Food-insecure households, like the price of groceries, are on the increase. Tarver admits that some students aren’t getting enough to eat at home over the weekend because parents just aren’t being parents. But she also said there is a rising need among the working poor who might have to choose between groceries and keeping a roof over their family’s head and the car running. Teachers tell her heart-wrenching stories about how children depend on the weekend program.

Tarver said Jody Farnum at Care Help in Sulphur pioneered the Backpack Blessing program, which is a weekend food program and is doing a great job keeping children fed. Efforts will not be duplicated.

“We’re in our 12th year with Backpack Blessings,” said Farnum. “We are currently helping 564 children. Food for Thought will try to reach the schools that we don’t cover.”

Through Food for Thought, elementary students get food, that’s been weighed beforehand, to take home in a bag that’s placed in their backpack. Middle and high school students choose food from a pantry.

“Every week Food for Thought replenishes the pantry,” Tarver said. “It’s not necessarily the most nutritious food, but it’s affordable, filling, nonperishable food, and it’s what the kids will eat, things like Pop Tarts, breakfast bars, Vienna sausage, cans of ravioli and ramen noodles.”

DeWanna’s Community Closet didn’t have room for such a program in its current setting, so Sale Street Baptist Church stepped in. Food for Thought will use its warehouse. Food for Thought will provide the food and Sale Street Baptist Church will maintain the building.

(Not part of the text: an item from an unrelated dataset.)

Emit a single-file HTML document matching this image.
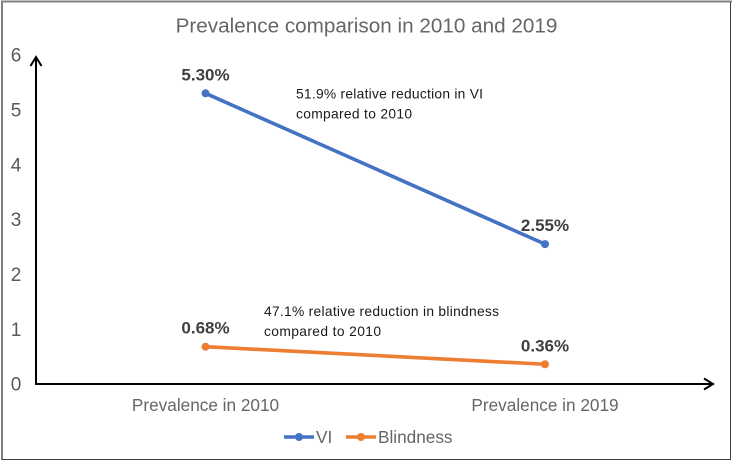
<!DOCTYPE html>
<html>
<head>
<meta charset="utf-8">
<style>
html,body{margin:0;padding:0;background:#fff;width:733px;height:462px;overflow:hidden}
svg{display:block;font-family:"Liberation Sans",sans-serif}
</style>
</head>
<body>
<svg id="chart" width="733" height="462" viewBox="0 0 733 462" xmlns="http://www.w3.org/2000/svg">
<rect x="0" y="0" width="733" height="462" fill="#fff"/>
<line x1="1" y1="1.500" x2="732" y2="1.500" stroke="#808080" stroke-width="2"/>
<line x1="2" y1="1" x2="2" y2="460" stroke="#808080" stroke-width="2"/>
<line x1="730.500" y1="2" x2="730.500" y2="460" stroke="#404040" stroke-width="1"/>
<line x1="2" y1="459.500" x2="731" y2="459.500" stroke="#404040" stroke-width="1"/>
<text x="366.500" y="32.500" text-anchor="middle" font-size="20.700" fill="#666">Prevalence comparison in 2010 and 2019</text>
<g id="y-ticks"></g>
<g id="x-ticks"></g>
<path d="M36 384V58M30.500 66L36 57L41.500 66" fill="none" stroke="#000" stroke-width="2"/>
<path d="M35 384H713M704 378.500L713 384L704 389.500" fill="none" stroke="#000" stroke-width="2"/>
<g id="series"></g>
<text font-size="13.800" fill="#1a1a1a"><tspan x="296" y="98.500" textLength="187">51.9% relative reduction in VI</tspan><tspan x="296" y="118.500" textLength="116">compared to 2010</tspan></text>
<text font-size="13.800" fill="#1a1a1a"><tspan x="264" y="316" textLength="235">47.1% relative reduction in blindness</tspan><tspan x="264" y="336" textLength="117">compared to 2010</tspan></text>
<g id="legend"></g>
</svg>
<script>
const categories = ["Prevalence in 2010", "Prevalence in 2019"];
const viValues = [5.30, 2.55];
const blindnessValues = [0.68, 0.36];
const viLabels = ["5.30%", "2.55%"];
const blindnessLabels = ["0.68%", "0.36%"];
const yTicks = [0, 1, 2, 3, 4, 5, 6];

const NS = "http://www.w3.org/2000/svg";
function xScale(i) { return 205.5 + i * 339.5; }
function yScale(v) { return 384 - v * 54.85; }
function make(tag, attrs, parent) {
  const el = document.createElementNS(NS, tag);
  for (const k in attrs) el.setAttribute(k, attrs[k]);
  parent.appendChild(el);
  return el;
}
const yGroup = document.getElementById("y-ticks");
yTicks.forEach(function (t) {
  const el = make("text", { x: 16, y: yScale(t) + 6.7, "text-anchor": "middle", "font-size": "19", fill: "#595959" }, yGroup);
  
  
  el.textContent = t;
});
const xGroup = document.getElementById("x-ticks");
categories.forEach(function (c, i) {
  const el = make("text", { x: xScale(i), y: 411, "text-anchor": "middle", "font-size": "17.2", fill: "#666" }, xGroup);
  
  
  el.textContent = c;
});
function drawSeries(values, labels, color, name) {
  const g = make("g", {}, document.getElementById("series"));
  
  
  const line = make("polyline", {
    points: values.map(function (v, i) { return xScale(i) + "," + yScale(v); }).join(" "),
    fill: "none", stroke: color, "stroke-width": "3.6"
  }, g);
  
  
  values.forEach(function (v, i) {
    const p = make("circle", { cx: xScale(i), cy: yScale(v), r: 4, fill: color }, g);
    
    
    const t = make("text", { x: xScale(i), y: yScale(v) - 13, "text-anchor": "middle", "font-size": "17", "font-weight": "bold", fill: "#404040" }, g);
    
    
    t.textContent = labels[i];
  });
}
drawSeries(viValues, viLabels, "#4472C4", "vi");
drawSeries(blindnessValues, blindnessLabels, "#ED7D31", "blindness");
const legendItems = [["VI", "#4472C4", 284, 314, 316], ["Blindness", "#ED7D31", 346, 376, 378]];
const legendGroup = document.getElementById("legend");
legendItems.forEach(function (it) {
  const g = make("g", {}, legendGroup);
  
  
  make("line", { x1: it[2], y1: 437, x2: it[3], y2: 437, stroke: it[1], "stroke-width": "3.6" }, g);
  make("circle", { cx: (it[2] + it[3]) / 2, cy: 437, r: 4, fill: it[1] }, g);
  const t = make("text", { x: it[4], y: 443, "font-size": "17.2", fill: "#666" }, g);
  t.textContent = it[0];
});
</script>
</body>
</html>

Church volunteers will bag the food for the backpacks.

Sale Street, First Church of the Nazarene, and First United Methodist Church volunteers are sending cards and notes in the bag that notifies parents there is help available to provide food for a Thanksgiving meal.

“We may not reach them all,” Tarver said. “But we’re going to keep going until we do.”

Others can help by donating nonperishables or money. It costs Food for Thought $20 per month to feed a child.